Why Educated Indians Prefer Employment Over Entrepreneurship?

Why Educated Indians Prefer Employment Over Entrepreneurship?

In order to understand why Indians prefer employment over entrepreneurship, we will have to see the historical reasons that have shaped such a mind-set. The entire society, polity, economy and culture in India has been shaped and influenced heavily by the 200 year British rule which permeated into every aspect of Indian life. Let’s examine the reasons one by one.

Why Indians prefer employment ONLY?

Education started gaining importance as workers realized that the higher skill-sets they acquired the better jobs will be created. But the imperial powers and especially Great Britain tweaked the education system to their own advantage and ensured that the curriculum was such that India became a nation of bureaucrats and shopkeepers.

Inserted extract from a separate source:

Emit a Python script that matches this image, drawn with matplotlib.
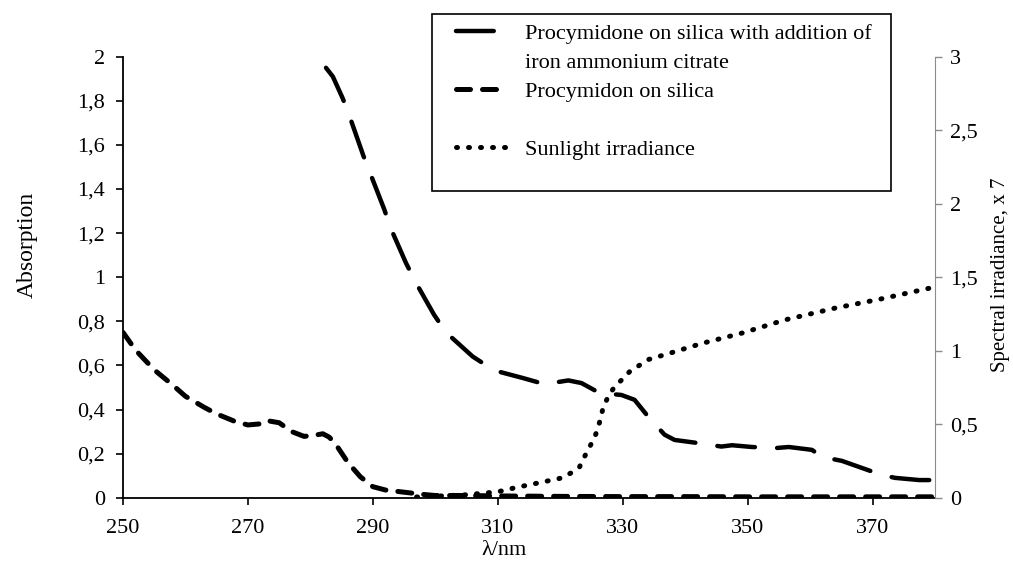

In India, the Britishers looted much of the wealth and left behind a bankrupt nation that was dependent even on food grains to the outside world. The government provided much of the employment and India remained a predominantly socialist country with a mixed economy. Since capitalism was synonymous with greed and triggered the world wars, business was treated as evil. All businesses were tightly controlled by a license-permit raj and private sector employment was considered a second class employment. Government jobs were only sought after. Managerial positions in private companies were lapped up by the blue-blooded families and India continued to lag behind till 1991.

Salaried employment= Having maximum number of people on the treadmill

  • Degrees are required for marriage purposes, social functions, family prestige but in real world and in a recession dominated world, it is skills that count and large-scale unemployment is now the norm.
  • To avoid revolt, compensation structures were tweaked to ensure that salaried employees were never too rich nor too worse off to complain and they remained in the workforce during the peak years of their life from 25-45.
  • Earlier funds to single bachelors for starting a business were hard to come by but now things have improved as foreign investment through the venture capital route has ensured billions of dollars coming into e-commerce companies, real estate companies, bio-tech, fintech, and foodtech but right now they are all bleeding heavily.
  • Back to the 70’s revenue first approach has to followed and valuations, sell-off price of businesses theory should be junked.
  • Even today people from smaller towns find it hard to get loans and venture capital is a far-off dream which big boys in big cities play. It is this challenging ecosystem that frustrates young entrepreneurs who decide to take the employment route. The extended recession of 2008 that resulted in worldwide economic slowdown resulted in double-dip recession in 2012. In the west, the ecosystem is such that young entrepreneurs can create a large company very fast on the strength of a robust business model. But in India, unless the brahmanical way of thinking changes where only certain castes are fit for entrepreneurship and the rest others go for jobs, military service or religion. All that has to change in order to pave the way for a brighter future, where we can see young kids under the age of 25 creating string global companies.